Bra shopping. A big pile of suck, if you ask me.
And the padding. I was blessed in high school by the boob fairy, so I went from an A to a C in a matter of months. The #1 most important thing was that no one EVER NEVER EVER would ‘know I was cold’ if you catch what I’m saying. My bras HAD to be padded. Not push-up, but padded so I could hang out in a walk-in freezer and no one would be the wiser of my internal body temperature.
Somehow these ‘bra rules’ have stuck with me through the years. The only thing to really have changed was my color requirements. I used to have all sorts of coordinating bras to match my outfits. Then I realized that if you wear beige you can wear anything else. White shirt, black shirt, sheer shirt, whatever! So unfortunately for whatever guy was in my life, my bras went from fun and colorful, to beige and boring. Remember the facebook status thing a few years back where all the girls updated their status to their bra color? Yeah… I of course had on beige that day. But I called it ‘taupe’ or something equally J.Crew-ishly sophisticated.
If you’ve had a child, or know anything about anatomy at all, you know that after kids your boobs get… well… weird. What they say about deflated balloons is real… and I didn’t even breastfeed. I can only imagine what they would be like if my child had taken to the boob. Regardless, bra shopping changes. I didn’t know if I needed to go up a cupsize, up a band size, down a cupsize, etc. When Gav was about two and I was having an ‘extra skinny’ year, I took him with me to good old Victoria’s Secret to be measured. Again. I had gone from my comfortable 36C to a 34D. Not a bad thing, I thought.
But as time passes, as it always seems to do, those bras wore out and it's time for new ones. When I first started dating my boyfriend last year (we are all adults here, yes I’m 32 and yes he’s seen me in a bra). He requested I get some new ‘fun color’ bras. Vicky’s was having their semi-annual sale so I scored quite a few in what I thought was my size in all sorts of wild metallic animal prints, etc. unfortunately none of them worked out. I wore one of the new ones when meeting his family for the first time (with a shirt over it of course!) And BF pulled me aside to say my boobs were muffin-topping over my bra and it was noticeable.
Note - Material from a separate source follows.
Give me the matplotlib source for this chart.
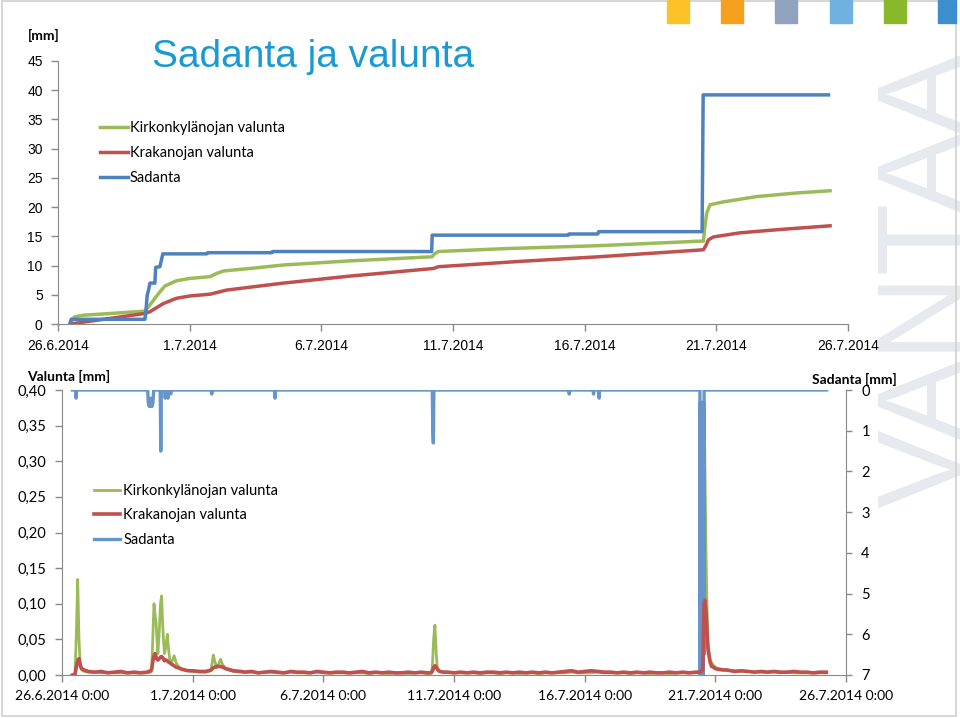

I blamed him and his ‘forcing me’ to get Victoria’s secret bras, because clearly I was beyond that store size-wise.
My mom had invested a ton of money at Soma (it’s Chico’s lingerie store or something). None of them worked out for her, but they fit me great. She also had gotten some ‘uplifting’ bras at a Woman’s Show and passed them on to me too. These have lasted me… that is… until now.
Wearing the same 4 bras on repeat (and lets be serious, I only really wear the ONE beige one), it has gotten pretty gross. The elastic in the straps is shot, there is weird fuzz on the cups from going through the washer a million times. And I think my boyfriend just tries to ignore the whole gross bra situation. He knows he’ll be stuck with muffin-boob-top girl again that’s worse than a fuzzy old bra.
So today, while Gavin was at his dad’s, I took myself bra shopping. I knew I would have to try on quite a few to get what I wanted… but I had no idea how many. Six. Not six bras, six trips to the fitting room with between 5 and 10 bras each trip. And none of them were working. I tried on every size, brand, and style. I did not want to deal with a sales woman. I am an adult, I can figure out what size I need… you’d think.
Oh, and don’t think my ‘rules’ you know, my middle and high school self rules didn’t apply. I would only try on bras with 2 or less hooks, thin straps and with padded cups. And yes, beige ones took priority.
I tried on bras, and tried and tried and tried. Finally, I discovered Vanity Fair (isn’t that a magazine?) size 38C is what is working for me. There’s no spillage, no boobs looking too big and hiding under my arms, no weird back rolls. Oh and only a certain style of Vanity Fair 38C. It’s called the ‘Softest Bra Ever.’ I mean it’s as soft as any other bra… but all I knew is it fit.
SO here’s the point in the post where you guys are thinking I’m going to post a photo of myself in a well-fitting bra. Sorry you guys, it’s not going to happen. But what I can show you is the bras that I did pick out. I got a kind-of fun black animal print and a basic ivory color.
And there was no beige in my size in site L
Wearing a bra that fits your body is an amazing thing. You look leaner, more put together, and it’s a good feeling! I will have to go back for a beige bra soon. I’m not sure I will survive without one. But I know what I need to do. Toss the old fuzzy one in the trash. BF will thank me and my boobs will thank me.